What you have to do. Provide an exact copy of the data, excluding the images.
>> BEGIN The input
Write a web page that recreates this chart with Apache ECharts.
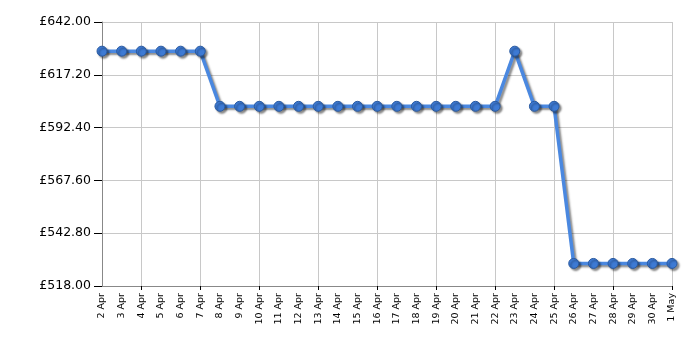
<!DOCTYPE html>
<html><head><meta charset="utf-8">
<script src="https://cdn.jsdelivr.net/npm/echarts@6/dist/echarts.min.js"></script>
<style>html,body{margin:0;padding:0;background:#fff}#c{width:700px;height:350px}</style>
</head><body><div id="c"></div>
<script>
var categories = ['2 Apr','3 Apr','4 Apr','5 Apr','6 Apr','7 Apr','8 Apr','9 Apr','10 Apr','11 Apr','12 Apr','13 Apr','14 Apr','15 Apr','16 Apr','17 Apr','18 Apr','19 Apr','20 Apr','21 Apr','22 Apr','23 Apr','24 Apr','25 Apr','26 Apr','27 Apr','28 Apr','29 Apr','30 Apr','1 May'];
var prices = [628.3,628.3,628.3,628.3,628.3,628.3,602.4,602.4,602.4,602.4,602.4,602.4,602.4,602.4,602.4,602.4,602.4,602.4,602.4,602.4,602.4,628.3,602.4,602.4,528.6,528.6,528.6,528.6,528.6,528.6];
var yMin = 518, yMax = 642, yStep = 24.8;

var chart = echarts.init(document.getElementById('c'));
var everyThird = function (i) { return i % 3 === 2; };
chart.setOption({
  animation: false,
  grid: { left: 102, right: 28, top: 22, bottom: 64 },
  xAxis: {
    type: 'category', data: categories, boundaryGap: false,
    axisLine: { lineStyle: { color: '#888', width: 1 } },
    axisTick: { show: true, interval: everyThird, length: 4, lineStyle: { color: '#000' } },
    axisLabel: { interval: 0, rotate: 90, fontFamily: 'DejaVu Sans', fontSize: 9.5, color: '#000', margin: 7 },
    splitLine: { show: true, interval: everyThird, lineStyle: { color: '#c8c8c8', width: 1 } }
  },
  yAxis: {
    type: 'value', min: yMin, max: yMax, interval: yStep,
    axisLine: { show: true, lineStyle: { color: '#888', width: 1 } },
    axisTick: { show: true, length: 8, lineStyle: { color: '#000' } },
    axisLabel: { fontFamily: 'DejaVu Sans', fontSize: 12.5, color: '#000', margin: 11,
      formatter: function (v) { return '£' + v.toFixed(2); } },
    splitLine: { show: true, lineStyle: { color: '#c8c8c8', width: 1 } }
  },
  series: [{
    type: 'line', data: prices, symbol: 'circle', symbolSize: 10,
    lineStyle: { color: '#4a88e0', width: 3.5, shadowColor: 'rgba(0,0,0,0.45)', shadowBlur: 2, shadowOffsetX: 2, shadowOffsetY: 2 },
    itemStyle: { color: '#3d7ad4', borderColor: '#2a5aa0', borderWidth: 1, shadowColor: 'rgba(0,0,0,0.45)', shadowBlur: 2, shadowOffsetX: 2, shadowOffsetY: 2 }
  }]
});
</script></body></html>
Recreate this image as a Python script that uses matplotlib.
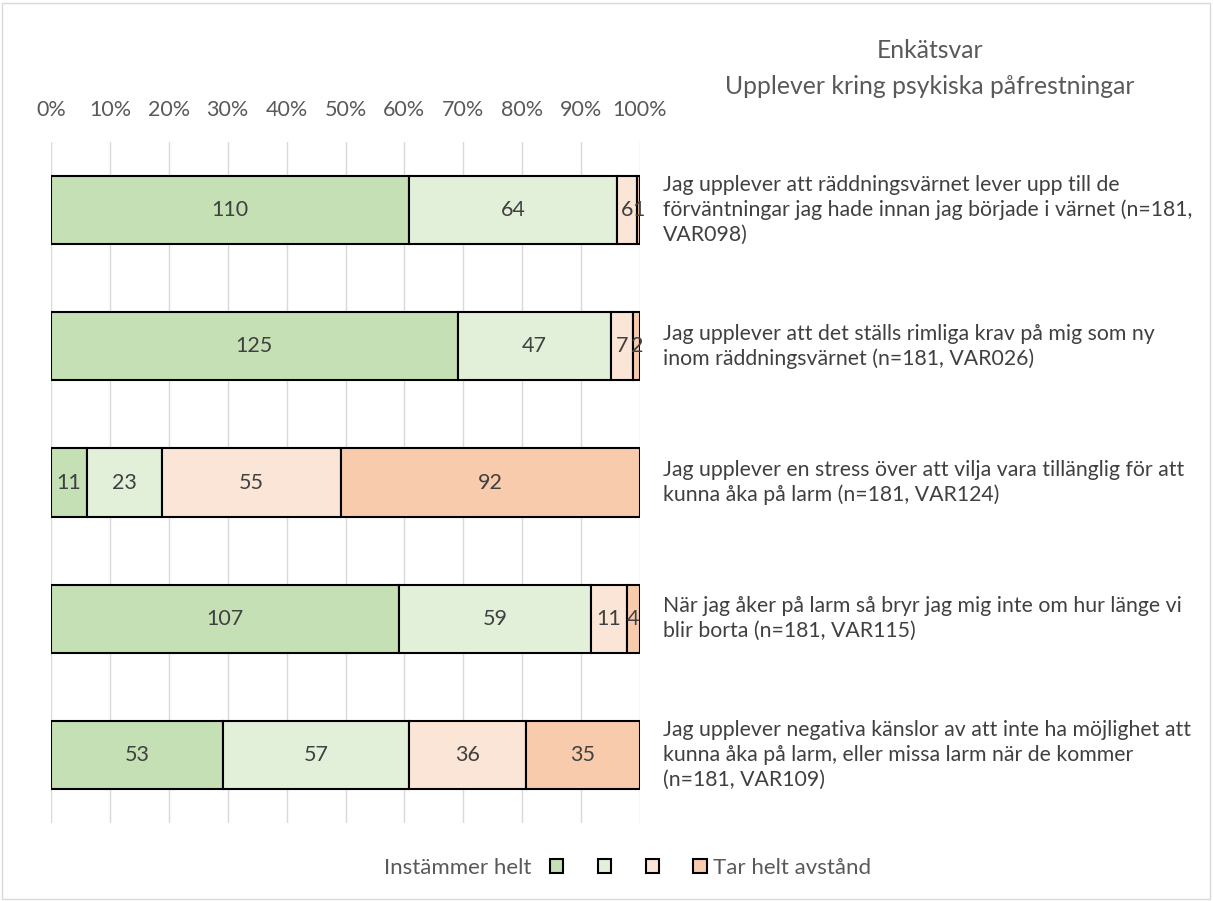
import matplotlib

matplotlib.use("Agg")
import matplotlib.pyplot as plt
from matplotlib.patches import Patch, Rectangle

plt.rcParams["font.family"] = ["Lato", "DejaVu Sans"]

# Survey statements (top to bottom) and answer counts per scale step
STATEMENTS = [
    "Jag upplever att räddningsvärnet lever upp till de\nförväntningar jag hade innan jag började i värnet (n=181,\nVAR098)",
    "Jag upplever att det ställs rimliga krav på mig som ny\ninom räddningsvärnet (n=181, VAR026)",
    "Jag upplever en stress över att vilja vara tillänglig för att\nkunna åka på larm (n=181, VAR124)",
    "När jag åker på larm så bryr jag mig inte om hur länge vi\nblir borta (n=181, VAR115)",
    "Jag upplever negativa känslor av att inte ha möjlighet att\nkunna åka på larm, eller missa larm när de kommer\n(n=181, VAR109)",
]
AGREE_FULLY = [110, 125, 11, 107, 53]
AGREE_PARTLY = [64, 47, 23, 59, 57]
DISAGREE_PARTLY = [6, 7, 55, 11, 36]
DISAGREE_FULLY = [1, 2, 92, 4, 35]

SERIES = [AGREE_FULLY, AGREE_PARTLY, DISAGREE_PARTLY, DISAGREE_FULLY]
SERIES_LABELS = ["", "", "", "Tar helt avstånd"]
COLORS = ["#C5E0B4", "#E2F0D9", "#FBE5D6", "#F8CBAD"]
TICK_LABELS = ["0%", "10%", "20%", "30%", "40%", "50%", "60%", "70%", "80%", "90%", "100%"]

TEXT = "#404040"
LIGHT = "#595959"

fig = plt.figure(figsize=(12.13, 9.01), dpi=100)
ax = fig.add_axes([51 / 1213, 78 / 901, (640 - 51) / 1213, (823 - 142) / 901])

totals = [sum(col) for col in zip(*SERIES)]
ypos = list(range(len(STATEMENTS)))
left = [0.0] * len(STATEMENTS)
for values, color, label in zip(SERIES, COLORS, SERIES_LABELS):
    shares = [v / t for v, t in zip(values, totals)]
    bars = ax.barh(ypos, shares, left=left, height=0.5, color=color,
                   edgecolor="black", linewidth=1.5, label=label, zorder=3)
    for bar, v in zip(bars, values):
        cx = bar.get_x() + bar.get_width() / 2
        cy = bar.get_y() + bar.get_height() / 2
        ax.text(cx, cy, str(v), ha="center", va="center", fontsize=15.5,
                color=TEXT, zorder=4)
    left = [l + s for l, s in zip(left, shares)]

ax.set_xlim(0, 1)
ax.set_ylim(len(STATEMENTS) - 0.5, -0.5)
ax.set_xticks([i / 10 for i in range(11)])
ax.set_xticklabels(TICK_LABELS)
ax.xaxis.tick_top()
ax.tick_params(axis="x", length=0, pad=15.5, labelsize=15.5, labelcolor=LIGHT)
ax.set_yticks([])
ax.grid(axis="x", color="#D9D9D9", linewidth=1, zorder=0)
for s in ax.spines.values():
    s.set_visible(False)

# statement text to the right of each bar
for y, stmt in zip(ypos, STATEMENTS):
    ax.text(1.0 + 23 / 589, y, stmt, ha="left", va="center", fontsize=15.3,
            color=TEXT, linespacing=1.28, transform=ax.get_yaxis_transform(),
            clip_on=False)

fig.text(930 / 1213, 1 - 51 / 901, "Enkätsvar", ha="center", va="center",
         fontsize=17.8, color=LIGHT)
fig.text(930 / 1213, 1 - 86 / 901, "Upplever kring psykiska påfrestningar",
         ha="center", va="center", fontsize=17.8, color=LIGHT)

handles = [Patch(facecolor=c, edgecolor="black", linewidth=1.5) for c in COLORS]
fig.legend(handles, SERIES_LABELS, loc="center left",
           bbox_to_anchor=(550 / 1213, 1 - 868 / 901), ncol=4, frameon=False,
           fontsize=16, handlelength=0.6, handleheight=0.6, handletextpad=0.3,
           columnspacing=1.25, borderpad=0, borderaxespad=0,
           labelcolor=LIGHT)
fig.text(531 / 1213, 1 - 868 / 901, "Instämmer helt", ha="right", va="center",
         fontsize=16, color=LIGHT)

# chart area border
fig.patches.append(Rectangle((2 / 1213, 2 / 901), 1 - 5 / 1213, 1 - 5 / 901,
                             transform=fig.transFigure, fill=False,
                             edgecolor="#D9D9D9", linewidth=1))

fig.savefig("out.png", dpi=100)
>> END The input
Response below.
Write a web page that recreates this chart with Apache ECharts.
<!DOCTYPE html>
<html><head><meta charset="utf-8">
<script src="https://cdn.jsdelivr.net/npm/echarts@6/dist/echarts.min.js"></script>
<style>html,body{margin:0;padding:0;background:#fff}#c{width:700px;height:350px}</style>
</head><body><div id="c"></div>
<script>
var categories = ['2 Apr','3 Apr','4 Apr','5 Apr','6 Apr','7 Apr','8 Apr','9 Apr','10 Apr','11 Apr','12 Apr','13 Apr','14 Apr','15 Apr','16 Apr','17 Apr','18 Apr','19 Apr','20 Apr','21 Apr','22 Apr','23 Apr','24 Apr','25 Apr','26 Apr','27 Apr','28 Apr','29 Apr','30 Apr','1 May'];
var prices = [628.3,628.3,628.3,628.3,628.3,628.3,602.4,602.4,602.4,602.4,602.4,602.4,602.4,602.4,602.4,602.4,602.4,602.4,602.4,602.4,602.4,628.3,602.4,602.4,528.6,528.6,528.6,528.6,528.6,528.6];
var yMin = 518, yMax = 642, yStep = 24.8;

var chart = echarts.init(document.getElementById('c'));
var everyThird = function (i) { return i % 3 === 2; };
chart.setOption({
  animation: false,
  grid: { left: 102, right: 28, top: 22, bottom: 64 },
  xAxis: {
    type: 'category', data: categories, boundaryGap: false,
    axisLine: { lineStyle: { color: '#888', width: 1 } },
    axisTick: { show: true, interval: everyThird, length: 4, lineStyle: { color: '#000' } },
    axisLabel: { interval: 0, rotate: 90, fontFamily: 'DejaVu Sans', fontSize: 9.5, color: '#000', margin: 7 },
    splitLine: { show: true, interval: everyThird, lineStyle: { color: '#c8c8c8', width: 1 } }
  },
  yAxis: {
    type: 'value', min: yMin, max: yMax, interval: yStep,
    axisLine: { show: true, lineStyle: { color: '#888', width: 1 } },
    axisTick: { show: true, length: 8, lineStyle: { color: '#000' } },
    axisLabel: { fontFamily: 'DejaVu Sans', fontSize: 12.5, color: '#000', margin: 11,
      formatter: function (v) { return '£' + v.toFixed(2); } },
    splitLine: { show: true, lineStyle: { color: '#c8c8c8', width: 1 } }
  },
  series: [{
    type: 'line', data: prices, symbol: 'circle', symbolSize: 10,
    lineStyle: { color: '#4a88e0', width: 3.5, shadowColor: 'rgba(0,0,0,0.45)', shadowBlur: 2, shadowOffsetX: 2, shadowOffsetY: 2 },
    itemStyle: { color: '#3d7ad4', borderColor: '#2a5aa0', borderWidth: 1, shadowColor: 'rgba(0,0,0,0.45)', shadowBlur: 2, shadowOffsetX: 2, shadowOffsetY: 2 }
  }]
});
</script></body></html>
Recreate this image as a Python script that uses matplotlib.
import matplotlib

matplotlib.use("Agg")
import matplotlib.pyplot as plt
from matplotlib.patches import Patch, Rectangle

plt.rcParams["font.family"] = ["Lato", "DejaVu Sans"]

# Survey statements (top to bottom) and answer counts per scale step
STATEMENTS = [
    "Jag upplever att räddningsvärnet lever upp till de\nförväntningar jag hade innan jag började i värnet (n=181,\nVAR098)",
    "Jag upplever att det ställs rimliga krav på mig som ny\ninom räddningsvärnet (n=181, VAR026)",
    "Jag upplever en stress över att vilja vara tillänglig för att\nkunna åka på larm (n=181, VAR124)",
    "När jag åker på larm så bryr jag mig inte om hur länge vi\nblir borta (n=181, VAR115)",
    "Jag upplever negativa känslor av att inte ha möjlighet att\nkunna åka på larm, eller missa larm när de kommer\n(n=181, VAR109)",
]
AGREE_FULLY = [110, 125, 11, 107, 53]
AGREE_PARTLY = [64, 47, 23, 59, 57]
DISAGREE_PARTLY = [6, 7, 55, 11, 36]
DISAGREE_FULLY = [1, 2, 92, 4, 35]

SERIES = [AGREE_FULLY, AGREE_PARTLY, DISAGREE_PARTLY, DISAGREE_FULLY]
SERIES_LABELS = ["", "", "", "Tar helt avstånd"]
COLORS = ["#C5E0B4", "#E2F0D9", "#FBE5D6", "#F8CBAD"]
TICK_LABELS = ["0%", "10%", "20%", "30%", "40%", "50%", "60%", "70%", "80%", "90%", "100%"]

TEXT = "#404040"
LIGHT = "#595959"

fig = plt.figure(figsize=(12.13, 9.01), dpi=100)
ax = fig.add_axes([51 / 1213, 78 / 901, (640 - 51) / 1213, (823 - 142) / 901])

totals = [sum(col) for col in zip(*SERIES)]
ypos = list(range(len(STATEMENTS)))
left = [0.0] * len(STATEMENTS)
for values, color, label in zip(SERIES, COLORS, SERIES_LABELS):
    shares = [v / t for v, t in zip(values, totals)]
    bars = ax.barh(ypos, shares, left=left, height=0.5, color=color,
                   edgecolor="black", linewidth=1.5, label=label, zorder=3)
    for bar, v in zip(bars, values):
        cx = bar.get_x() + bar.get_width() / 2
        cy = bar.get_y() + bar.get_height() / 2
        ax.text(cx, cy, str(v), ha="center", va="center", fontsize=15.5,
                color=TEXT, zorder=4)
    left = [l + s for l, s in zip(left, shares)]

ax.set_xlim(0, 1)
ax.set_ylim(len(STATEMENTS) - 0.5, -0.5)
ax.set_xticks([i / 10 for i in range(11)])
ax.set_xticklabels(TICK_LABELS)
ax.xaxis.tick_top()
ax.tick_params(axis="x", length=0, pad=15.5, labelsize=15.5, labelcolor=LIGHT)
ax.set_yticks([])
ax.grid(axis="x", color="#D9D9D9", linewidth=1, zorder=0)
for s in ax.spines.values():
    s.set_visible(False)

# statement text to the right of each bar
for y, stmt in zip(ypos, STATEMENTS):
    ax.text(1.0 + 23 / 589, y, stmt, ha="left", va="center", fontsize=15.3,
            color=TEXT, linespacing=1.28, transform=ax.get_yaxis_transform(),
            clip_on=False)

fig.text(930 / 1213, 1 - 51 / 901, "Enkätsvar", ha="center", va="center",
         fontsize=17.8, color=LIGHT)
fig.text(930 / 1213, 1 - 86 / 901, "Upplever kring psykiska påfrestningar",
         ha="center", va="center", fontsize=17.8, color=LIGHT)

handles = [Patch(facecolor=c, edgecolor="black", linewidth=1.5) for c in COLORS]
fig.legend(handles, SERIES_LABELS, loc="center left",
           bbox_to_anchor=(550 / 1213, 1 - 868 / 901), ncol=4, frameon=False,
           fontsize=16, handlelength=0.6, handleheight=0.6, handletextpad=0.3,
           columnspacing=1.25, borderpad=0, borderaxespad=0,
           labelcolor=LIGHT)
fig.text(531 / 1213, 1 - 868 / 901, "Instämmer helt", ha="right", va="center",
         fontsize=16, color=LIGHT)

# chart area border
fig.patches.append(Rectangle((2 / 1213, 2 / 901), 1 - 5 / 1213, 1 - 5 / 901,
                             transform=fig.transFigure, fill=False,
                             edgecolor="#D9D9D9", linewidth=1))

fig.savefig("out.png", dpi=100)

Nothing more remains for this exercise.